Due to properties of numbers in the real line it is not possible to express all rationals using finite number of symbols for any floating point representation using a fixed radix (aka base) in an exact manner. Also one must consider the fact that IEEE 745 numbers exist as points on the real line. That means that entire intervals of real numbers have the same 745 representation. As long as the number of digits satisfies the condition any number that belongs to the appropriate interval is a valid answer. Most implementations of IEEE 745 try to find the shortest decimal representation that exists in the interval so for example is you are looking at the IEEE 745 double number obtained by turning the LSB to one then 1.401298e-34 is acceptable, but 1e-34 is preferred.

I can't comment on eslint message without further information. If one assumes that it is using double precision IEEE format then one expects 15 significant digits to be correct so having to specify 17 does seem like something else is going on. Maybe a bug or maybe something about the way numbers are manipulated by the software requires extra digits. To be sure one would have to look at the source code of the part that generates the error for clues about what the error means and how the error is detected to begin with.
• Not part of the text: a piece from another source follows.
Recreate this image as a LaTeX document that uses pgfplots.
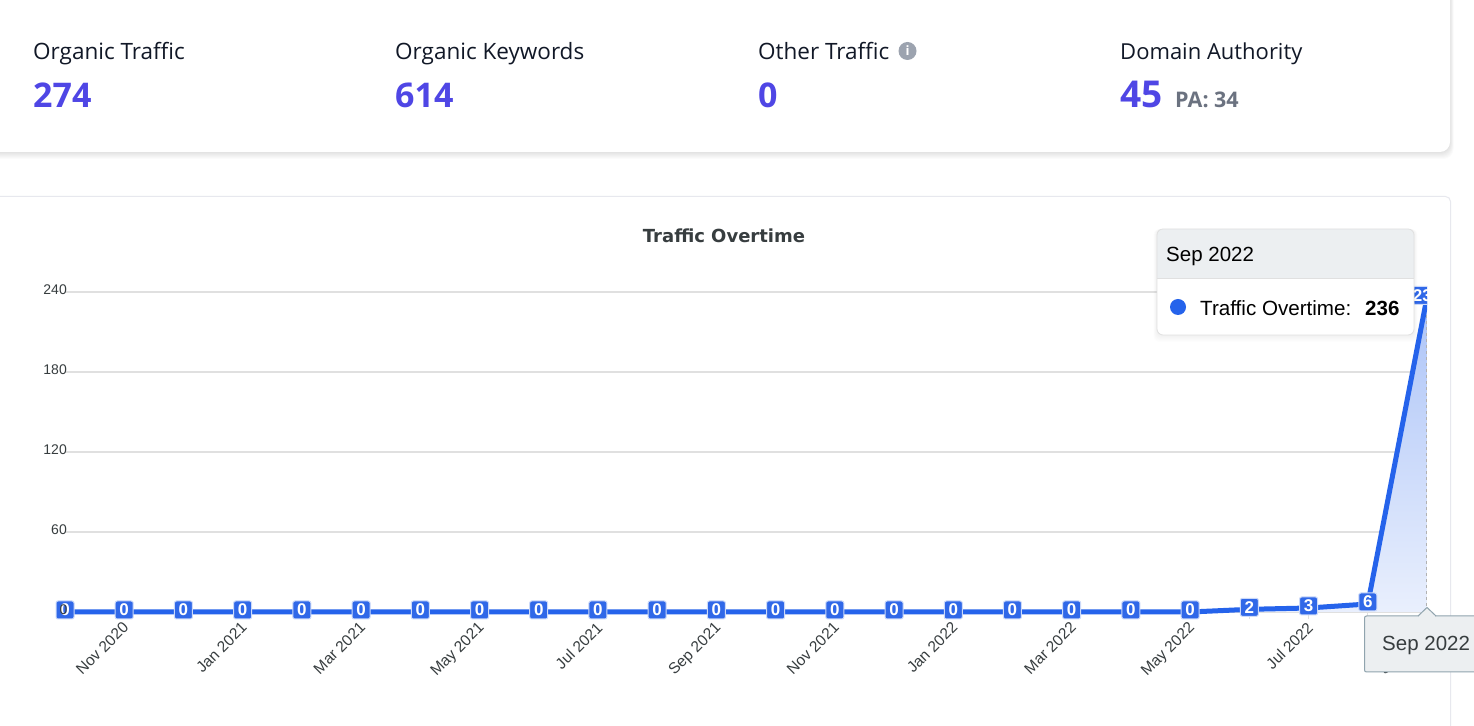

I never meant to imply that your version is incorrect, but the first time I read all the posts here I was convinced that this tool was giving incorrect answers. As I am trying to implement something like it in c++ is reread the posts several times and noticed that my first assessment was incorrect. Javascript like python have a unique take on IEEE that makes it very easy to find the shortest decimal representations but in 'normal' compiled languages this is not an easy thing to do. My post was mainly to ensure that my mistake is not repeated, and in doing so I indicated that this tool gives answers that are more in tune with existing tools and libraries like dragon4, etc than the version you created that gives answers with arbitrarily large number of digits but I didn't mean to imply that the answers were incorrect and if I did I apologize.